Return the lines below exactly, from the first line to the line that contains "import plotly.graph_objects as go". Leave out pictures.

---- Data segment

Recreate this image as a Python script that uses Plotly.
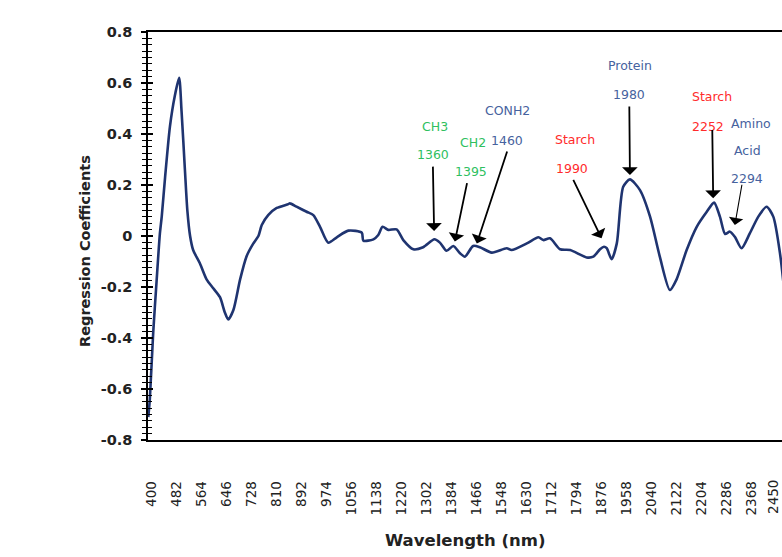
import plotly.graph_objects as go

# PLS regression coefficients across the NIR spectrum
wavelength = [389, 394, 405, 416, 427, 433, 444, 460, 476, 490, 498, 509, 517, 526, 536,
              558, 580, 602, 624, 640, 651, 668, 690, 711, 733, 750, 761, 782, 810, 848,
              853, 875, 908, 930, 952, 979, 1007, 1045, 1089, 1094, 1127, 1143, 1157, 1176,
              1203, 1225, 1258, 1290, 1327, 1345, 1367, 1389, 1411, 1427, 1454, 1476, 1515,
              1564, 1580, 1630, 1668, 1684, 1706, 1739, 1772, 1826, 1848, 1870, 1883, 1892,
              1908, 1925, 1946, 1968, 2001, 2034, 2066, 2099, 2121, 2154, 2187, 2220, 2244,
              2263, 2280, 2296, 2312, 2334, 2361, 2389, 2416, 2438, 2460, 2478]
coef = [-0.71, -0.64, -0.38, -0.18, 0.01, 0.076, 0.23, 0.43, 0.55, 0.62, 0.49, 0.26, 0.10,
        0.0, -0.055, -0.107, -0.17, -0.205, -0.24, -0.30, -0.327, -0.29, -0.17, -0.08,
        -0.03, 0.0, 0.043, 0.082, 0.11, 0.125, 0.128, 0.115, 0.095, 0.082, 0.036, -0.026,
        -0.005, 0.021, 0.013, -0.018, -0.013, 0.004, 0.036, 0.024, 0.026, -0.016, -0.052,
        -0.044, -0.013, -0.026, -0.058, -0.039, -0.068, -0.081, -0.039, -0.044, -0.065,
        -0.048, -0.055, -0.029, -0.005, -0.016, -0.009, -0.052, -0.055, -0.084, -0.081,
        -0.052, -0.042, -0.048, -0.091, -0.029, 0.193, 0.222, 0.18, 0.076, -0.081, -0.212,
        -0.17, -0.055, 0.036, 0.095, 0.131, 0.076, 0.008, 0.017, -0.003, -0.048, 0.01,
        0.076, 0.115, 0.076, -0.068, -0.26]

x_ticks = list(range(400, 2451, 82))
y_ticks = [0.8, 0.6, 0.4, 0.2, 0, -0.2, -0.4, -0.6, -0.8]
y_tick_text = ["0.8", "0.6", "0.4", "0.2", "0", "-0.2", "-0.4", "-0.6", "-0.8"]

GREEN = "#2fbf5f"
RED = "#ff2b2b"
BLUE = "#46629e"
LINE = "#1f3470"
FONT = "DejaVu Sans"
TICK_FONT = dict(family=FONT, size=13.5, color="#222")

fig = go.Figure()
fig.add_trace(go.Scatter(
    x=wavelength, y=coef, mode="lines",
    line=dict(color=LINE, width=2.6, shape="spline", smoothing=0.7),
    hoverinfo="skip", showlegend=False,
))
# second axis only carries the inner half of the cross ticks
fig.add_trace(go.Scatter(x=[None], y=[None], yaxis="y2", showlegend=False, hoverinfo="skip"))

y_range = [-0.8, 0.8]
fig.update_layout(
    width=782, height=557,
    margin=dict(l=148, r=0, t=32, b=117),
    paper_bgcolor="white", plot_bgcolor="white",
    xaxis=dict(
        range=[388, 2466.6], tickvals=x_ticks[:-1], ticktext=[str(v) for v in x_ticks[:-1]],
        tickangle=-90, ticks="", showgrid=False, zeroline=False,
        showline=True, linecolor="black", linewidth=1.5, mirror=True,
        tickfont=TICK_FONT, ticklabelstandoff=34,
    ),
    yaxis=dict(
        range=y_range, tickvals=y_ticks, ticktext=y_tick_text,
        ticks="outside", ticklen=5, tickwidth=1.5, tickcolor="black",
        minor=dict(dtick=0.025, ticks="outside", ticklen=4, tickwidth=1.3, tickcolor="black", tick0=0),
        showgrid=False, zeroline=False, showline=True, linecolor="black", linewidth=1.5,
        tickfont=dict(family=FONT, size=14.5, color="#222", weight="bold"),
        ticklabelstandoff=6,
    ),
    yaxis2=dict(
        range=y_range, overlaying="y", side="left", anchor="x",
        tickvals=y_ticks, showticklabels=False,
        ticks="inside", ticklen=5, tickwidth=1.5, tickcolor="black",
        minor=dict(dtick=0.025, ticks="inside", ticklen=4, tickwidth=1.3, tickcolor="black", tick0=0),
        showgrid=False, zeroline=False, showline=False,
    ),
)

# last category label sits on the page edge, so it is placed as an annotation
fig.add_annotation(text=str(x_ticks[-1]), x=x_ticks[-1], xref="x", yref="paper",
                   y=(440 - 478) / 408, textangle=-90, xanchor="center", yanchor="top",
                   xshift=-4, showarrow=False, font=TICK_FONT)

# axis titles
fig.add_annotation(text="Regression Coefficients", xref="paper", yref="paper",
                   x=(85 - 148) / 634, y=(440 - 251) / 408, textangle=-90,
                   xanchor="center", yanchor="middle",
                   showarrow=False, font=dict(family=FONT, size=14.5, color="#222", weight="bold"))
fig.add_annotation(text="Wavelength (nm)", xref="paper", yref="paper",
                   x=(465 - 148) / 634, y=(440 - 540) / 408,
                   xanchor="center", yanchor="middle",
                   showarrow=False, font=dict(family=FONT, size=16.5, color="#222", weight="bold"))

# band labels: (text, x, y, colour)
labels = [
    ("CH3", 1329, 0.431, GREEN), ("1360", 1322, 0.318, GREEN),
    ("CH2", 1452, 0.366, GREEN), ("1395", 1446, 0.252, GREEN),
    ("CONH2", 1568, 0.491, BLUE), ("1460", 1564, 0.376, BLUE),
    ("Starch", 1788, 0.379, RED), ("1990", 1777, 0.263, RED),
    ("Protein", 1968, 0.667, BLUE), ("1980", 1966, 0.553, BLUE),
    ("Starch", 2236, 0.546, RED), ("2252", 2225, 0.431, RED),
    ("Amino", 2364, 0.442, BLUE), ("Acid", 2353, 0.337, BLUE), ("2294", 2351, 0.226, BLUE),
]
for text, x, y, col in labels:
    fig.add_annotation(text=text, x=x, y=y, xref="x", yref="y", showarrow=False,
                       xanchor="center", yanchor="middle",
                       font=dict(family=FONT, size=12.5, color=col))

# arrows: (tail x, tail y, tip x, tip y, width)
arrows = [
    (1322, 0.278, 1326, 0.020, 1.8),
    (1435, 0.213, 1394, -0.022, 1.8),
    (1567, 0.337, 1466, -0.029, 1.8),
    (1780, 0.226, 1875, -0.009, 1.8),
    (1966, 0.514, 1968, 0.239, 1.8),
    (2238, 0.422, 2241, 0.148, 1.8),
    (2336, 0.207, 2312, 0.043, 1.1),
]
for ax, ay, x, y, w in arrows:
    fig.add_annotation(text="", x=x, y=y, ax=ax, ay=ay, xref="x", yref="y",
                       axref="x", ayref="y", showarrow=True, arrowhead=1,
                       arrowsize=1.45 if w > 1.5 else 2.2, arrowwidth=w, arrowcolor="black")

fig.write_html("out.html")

--------

Response
Recreate this image as a Python script that uses Plotly.
import plotly.graph_objects as go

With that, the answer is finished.